3.1.2.2 L’avènement de la démarche de projet urbain comme la bonne pratique en aménagement

Justification et hégémonie de la démarche de projets

Partant de l’étude d’une opération singulière, Nadia Arab se focalise sur son organisation, ses enjeux urbains, ses caractéristiques urbanistiques et architecturales, ses acteurs, leurs pratiques et leurs interactions, notamment celles de la maîtrise d'ouvrage et de la maîtrise d'œuvre. L’objectif était de montrer en quoi, il existe de nouvelles formes de pilotage de projet, donnant lieu à l’émergence d’un nouveau modèle pour l’action urbaine, fondé sur une logique de coproduction de la ville (Arab, 2004, p 19). Notre recherche poursuit alors cette direction, partant de la même hypothèse, mais établissant une grille d’analyse distincte. Celle de Nadia Arab permet en effet de comprendre les processus d’élaboration d’un projet, en lien avec son environnement et son contexte historique, en établissant une histoire détaillée et minutieuse du projet, étape par étape. Évinçant la question des partenariats public-privé, elle concentre sa recherche sur la démarche de projet ou « logique de projet » comme nouvelle méthode de conduite d’une opération d’aménagement. Elle conclut notamment sur une redistribution des missions et des tâches en fonction de logiques émergentes, issues du monde de l’entreprise avec une domination du critère économique.

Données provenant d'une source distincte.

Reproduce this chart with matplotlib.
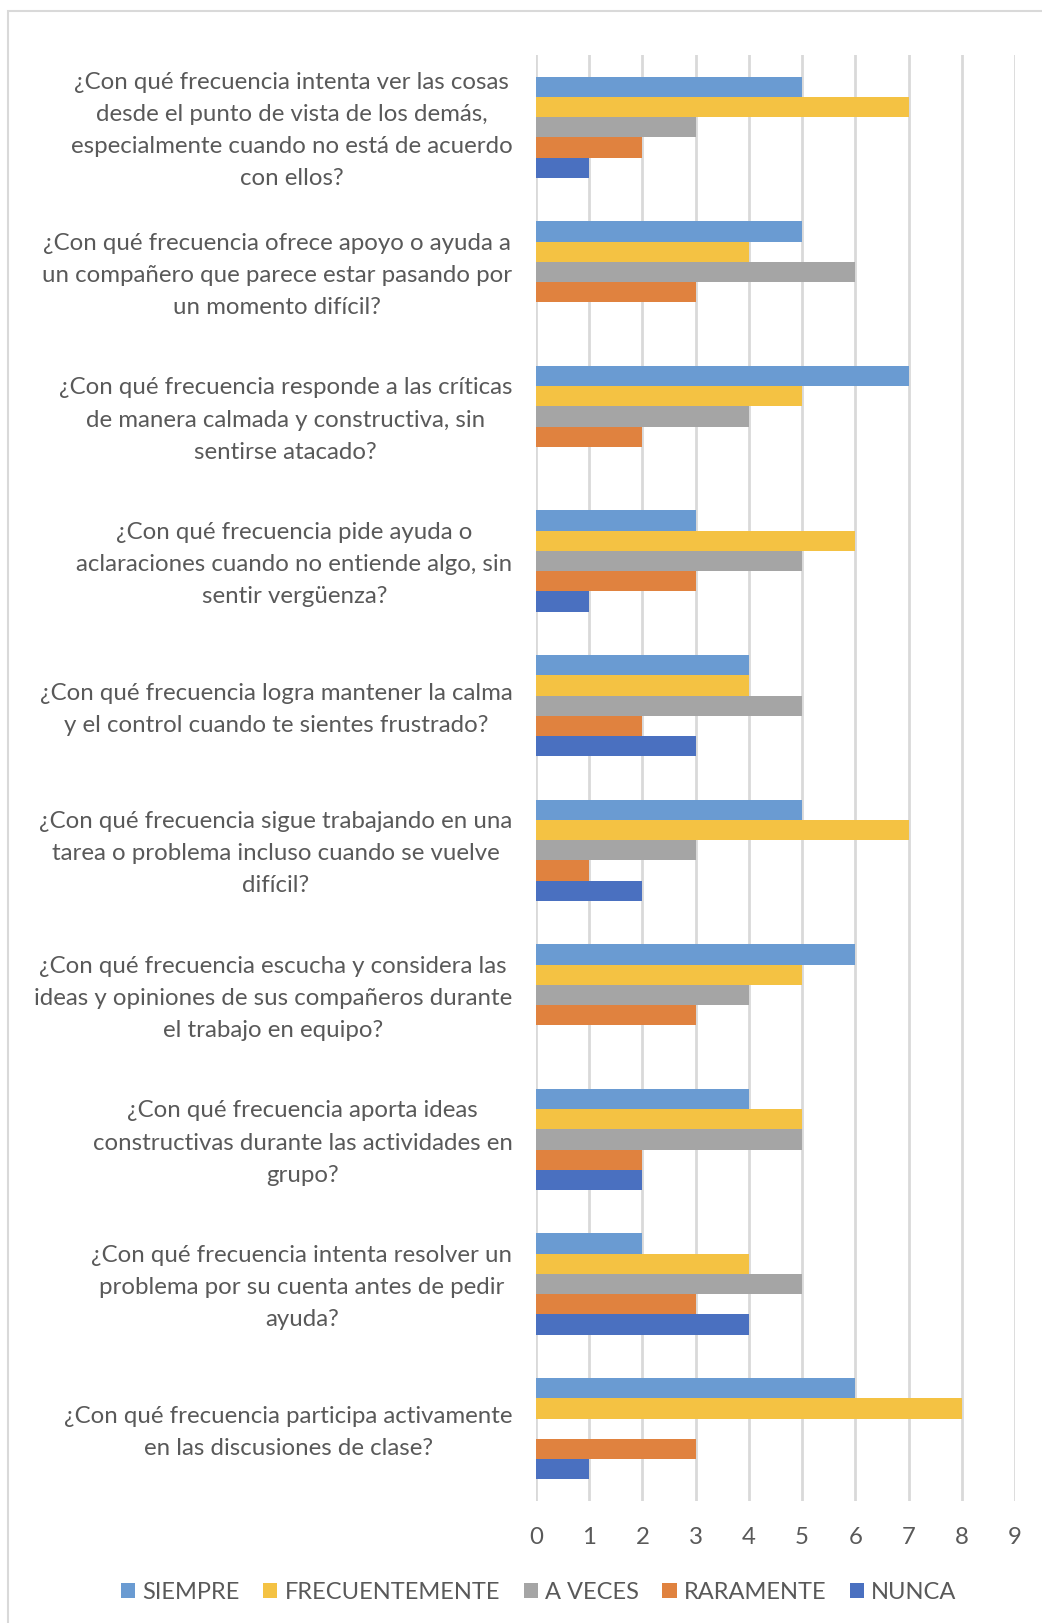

Depuis les années 1970, nous avons effectivement vu le vocabulaire lié à l’urbanisme opérationnel évoluer empruntant des termes issus du management et du monde de l’entreprise. Peu à peu « l’opération d’aménagement » a été remplacée par le « projet d’aménagement » ou récemment par le « projet urbain ». Ce dernier terme remporte l’adhésion parce qu’il concentre l’idée de développement, de stratégie, de processus et correspond ainsi aux exigences de la société actuelle. Il devient alors LE mode d’action de production de la ville. En effet, la notion de projet urbain émerge au moment où la critique du modèle classique de production de la ville (c'est-à-dire les opérations d’urbanisme opérationnel normées et codifiées) s’intensifie. Le projet urbain s’impose alors en l’espace de quelques années comme une pratique innovante, récupéré ensuite par le ministère de l’Équipement, qui en a fait une doctrine, illustrant ainsi la fin de l’urbanisme fonctionnaliste (Tomas, 1995). D’une démarche innovante initiée à l’échelle d’un quartier, la notion de projet urbain est ainsi récupérée par les praticiens et élus pour désigner aussi un projet politique à l’échelle de la ville. (Scherrer, 2000, p 63). Toutefois, pour éviter toute confusion dans la suite de notre travail, nous évoquerons uniquement la dimension « opérationnelle » du projet urbain, en insistant sur la démarche que cette expression évoque. En ce sens, nous nous approchons de Gilles Pinson, qui envisage le projet urbain comme un analyseur heuristique des transformations de l'action publique urbaine en particulier et de l’action de l’État en général, permettant ainsi d’appréhender la tension fondamentale au cœur de l’instrument « projet » entre indétermination et volontarisme (Pinson, 2005, p 201).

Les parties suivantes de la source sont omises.